Former Bank Manager Now Funded By His Mum After Laundering £2.3m
A former bank manager is currently under trial after police discovered he had stolen nearly £2.3 million (AUS$4.2 million) from Westpac while working for a subsidiary of the company.
Andi Lee, 39, used the money to fund his extravagant lifestyle, which has since come to an abrupt end - so much so that Lee is being financially assisted by his mum alongside his current position driving a shuttle bus for Ronald McDonald House.
The court heard on Thursday (August 20) how Lee was working for Bank of Melbourne in Doncaster when he channeled payments over the period of August 2015 to April 2019, reports The Herald Sun.

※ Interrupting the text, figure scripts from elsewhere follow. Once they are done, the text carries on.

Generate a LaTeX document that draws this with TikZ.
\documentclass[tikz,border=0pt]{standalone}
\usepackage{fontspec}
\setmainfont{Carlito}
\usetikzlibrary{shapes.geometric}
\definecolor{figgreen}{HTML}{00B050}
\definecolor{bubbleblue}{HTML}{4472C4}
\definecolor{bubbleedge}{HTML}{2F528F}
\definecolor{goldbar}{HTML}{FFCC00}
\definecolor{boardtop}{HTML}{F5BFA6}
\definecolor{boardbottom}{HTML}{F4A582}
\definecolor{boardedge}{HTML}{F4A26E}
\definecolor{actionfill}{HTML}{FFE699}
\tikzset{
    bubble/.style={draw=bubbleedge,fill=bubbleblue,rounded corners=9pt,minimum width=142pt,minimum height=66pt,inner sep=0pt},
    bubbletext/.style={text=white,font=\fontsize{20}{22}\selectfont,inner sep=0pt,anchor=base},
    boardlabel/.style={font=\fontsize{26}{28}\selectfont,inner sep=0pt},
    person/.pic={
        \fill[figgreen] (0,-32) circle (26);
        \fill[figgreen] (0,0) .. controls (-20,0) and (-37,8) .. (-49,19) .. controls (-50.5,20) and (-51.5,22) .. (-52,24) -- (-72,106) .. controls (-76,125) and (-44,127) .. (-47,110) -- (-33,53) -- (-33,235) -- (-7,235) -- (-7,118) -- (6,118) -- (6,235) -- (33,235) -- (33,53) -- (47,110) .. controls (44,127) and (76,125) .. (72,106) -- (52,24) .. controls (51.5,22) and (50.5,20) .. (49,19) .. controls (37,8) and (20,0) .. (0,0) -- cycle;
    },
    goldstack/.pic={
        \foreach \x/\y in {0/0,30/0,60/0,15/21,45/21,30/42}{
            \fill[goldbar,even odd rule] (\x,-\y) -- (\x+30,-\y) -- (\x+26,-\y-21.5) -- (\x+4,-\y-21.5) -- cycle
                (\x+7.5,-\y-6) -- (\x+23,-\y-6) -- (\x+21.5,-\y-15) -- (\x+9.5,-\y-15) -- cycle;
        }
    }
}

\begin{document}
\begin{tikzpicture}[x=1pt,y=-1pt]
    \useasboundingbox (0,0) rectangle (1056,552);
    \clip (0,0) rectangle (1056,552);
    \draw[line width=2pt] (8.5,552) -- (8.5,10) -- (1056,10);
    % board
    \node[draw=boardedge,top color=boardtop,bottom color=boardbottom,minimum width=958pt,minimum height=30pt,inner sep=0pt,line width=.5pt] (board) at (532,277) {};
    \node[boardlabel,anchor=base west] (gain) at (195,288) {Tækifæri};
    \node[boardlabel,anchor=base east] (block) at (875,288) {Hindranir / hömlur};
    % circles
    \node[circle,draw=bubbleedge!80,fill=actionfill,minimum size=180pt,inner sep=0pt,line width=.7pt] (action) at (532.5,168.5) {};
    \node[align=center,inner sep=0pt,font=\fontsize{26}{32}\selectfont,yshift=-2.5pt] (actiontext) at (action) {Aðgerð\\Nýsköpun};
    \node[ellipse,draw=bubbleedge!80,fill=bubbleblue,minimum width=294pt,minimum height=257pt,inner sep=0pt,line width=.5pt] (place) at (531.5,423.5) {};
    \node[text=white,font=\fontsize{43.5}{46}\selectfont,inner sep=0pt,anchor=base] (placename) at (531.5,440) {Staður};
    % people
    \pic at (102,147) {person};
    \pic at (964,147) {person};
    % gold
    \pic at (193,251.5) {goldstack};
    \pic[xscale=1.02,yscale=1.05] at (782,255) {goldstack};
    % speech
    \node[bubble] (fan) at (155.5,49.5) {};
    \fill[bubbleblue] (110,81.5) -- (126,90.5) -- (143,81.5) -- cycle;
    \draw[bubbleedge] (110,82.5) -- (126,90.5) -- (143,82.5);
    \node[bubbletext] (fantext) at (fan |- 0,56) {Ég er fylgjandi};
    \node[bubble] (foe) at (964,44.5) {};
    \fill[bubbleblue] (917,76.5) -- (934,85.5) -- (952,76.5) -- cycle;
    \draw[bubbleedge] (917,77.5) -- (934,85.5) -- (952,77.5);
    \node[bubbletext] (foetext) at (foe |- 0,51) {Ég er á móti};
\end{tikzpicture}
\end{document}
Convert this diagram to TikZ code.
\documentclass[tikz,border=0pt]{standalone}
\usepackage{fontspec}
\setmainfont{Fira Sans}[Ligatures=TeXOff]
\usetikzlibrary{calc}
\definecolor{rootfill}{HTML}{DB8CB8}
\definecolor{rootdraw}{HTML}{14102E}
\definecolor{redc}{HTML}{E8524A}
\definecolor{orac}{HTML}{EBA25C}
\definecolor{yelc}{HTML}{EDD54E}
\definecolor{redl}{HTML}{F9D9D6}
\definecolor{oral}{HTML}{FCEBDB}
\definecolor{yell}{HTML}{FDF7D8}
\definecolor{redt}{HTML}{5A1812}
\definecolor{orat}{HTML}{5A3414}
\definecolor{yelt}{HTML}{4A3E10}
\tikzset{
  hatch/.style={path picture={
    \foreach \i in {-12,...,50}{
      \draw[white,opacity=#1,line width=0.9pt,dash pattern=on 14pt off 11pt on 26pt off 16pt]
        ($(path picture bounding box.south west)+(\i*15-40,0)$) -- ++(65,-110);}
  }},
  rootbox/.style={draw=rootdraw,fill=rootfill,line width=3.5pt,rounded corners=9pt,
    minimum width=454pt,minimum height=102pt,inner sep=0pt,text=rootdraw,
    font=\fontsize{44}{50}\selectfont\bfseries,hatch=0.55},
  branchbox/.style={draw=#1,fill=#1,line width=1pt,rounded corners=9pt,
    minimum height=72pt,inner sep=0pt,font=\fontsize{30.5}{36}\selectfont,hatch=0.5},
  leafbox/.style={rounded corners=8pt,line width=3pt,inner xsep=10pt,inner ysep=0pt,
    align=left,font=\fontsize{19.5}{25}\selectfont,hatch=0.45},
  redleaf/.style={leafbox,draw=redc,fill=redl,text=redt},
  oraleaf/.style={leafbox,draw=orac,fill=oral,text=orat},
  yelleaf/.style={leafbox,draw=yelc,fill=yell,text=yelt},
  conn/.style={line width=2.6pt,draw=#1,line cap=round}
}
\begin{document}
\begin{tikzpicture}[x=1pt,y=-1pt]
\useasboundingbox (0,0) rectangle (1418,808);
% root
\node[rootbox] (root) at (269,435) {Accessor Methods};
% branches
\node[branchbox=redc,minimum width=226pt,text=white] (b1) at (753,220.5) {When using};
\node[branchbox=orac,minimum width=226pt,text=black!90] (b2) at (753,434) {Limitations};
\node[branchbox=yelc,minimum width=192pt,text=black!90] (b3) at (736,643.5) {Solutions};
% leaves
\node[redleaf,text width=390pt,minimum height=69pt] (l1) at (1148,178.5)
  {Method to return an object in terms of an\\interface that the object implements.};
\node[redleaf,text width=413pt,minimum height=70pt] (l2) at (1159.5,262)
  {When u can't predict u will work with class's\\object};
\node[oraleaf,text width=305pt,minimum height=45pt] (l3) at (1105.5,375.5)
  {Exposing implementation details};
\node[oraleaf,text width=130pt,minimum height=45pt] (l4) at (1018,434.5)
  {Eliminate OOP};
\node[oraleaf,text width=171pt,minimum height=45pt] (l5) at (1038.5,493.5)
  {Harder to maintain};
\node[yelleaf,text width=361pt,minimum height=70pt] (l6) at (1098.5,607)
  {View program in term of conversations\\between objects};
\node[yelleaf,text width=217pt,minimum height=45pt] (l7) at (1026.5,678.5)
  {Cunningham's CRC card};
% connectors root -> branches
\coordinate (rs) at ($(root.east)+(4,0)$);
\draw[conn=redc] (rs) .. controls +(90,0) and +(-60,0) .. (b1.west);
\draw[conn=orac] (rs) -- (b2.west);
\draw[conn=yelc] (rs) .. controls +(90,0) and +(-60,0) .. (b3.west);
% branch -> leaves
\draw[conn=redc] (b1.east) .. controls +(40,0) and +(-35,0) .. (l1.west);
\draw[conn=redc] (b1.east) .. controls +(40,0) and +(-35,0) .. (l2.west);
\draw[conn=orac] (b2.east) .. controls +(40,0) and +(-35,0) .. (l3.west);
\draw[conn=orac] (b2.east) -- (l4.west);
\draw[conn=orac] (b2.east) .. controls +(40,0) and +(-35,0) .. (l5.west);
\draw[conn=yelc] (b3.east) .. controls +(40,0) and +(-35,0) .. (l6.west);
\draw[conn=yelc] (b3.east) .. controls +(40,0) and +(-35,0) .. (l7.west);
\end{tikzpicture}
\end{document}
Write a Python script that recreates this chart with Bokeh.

So for nearly four years, Lee got away with his ploy by offering a number of his customers false term deposit deals and shifting the money into sham accounts that he regulated.
It would seem no customer was safe from Lee's crimes, as he even duped a couple who attended his wedding and a person who had left their job to care for their elderly mother.
In December of last year, police finally caught up with the former branch manager after appropriating a number of his electronic devices and notes featuring login details for the fake accounts.
During the latest court hearing, it was revealed that Lee used the money to fund his high-flyer lifestyle. That includes two Porsches for £153,000 (AUS$280,000) - one of which was a gift to his girlfriend - as well as a cool £765,000 (AUS$1.4million) for his business partner.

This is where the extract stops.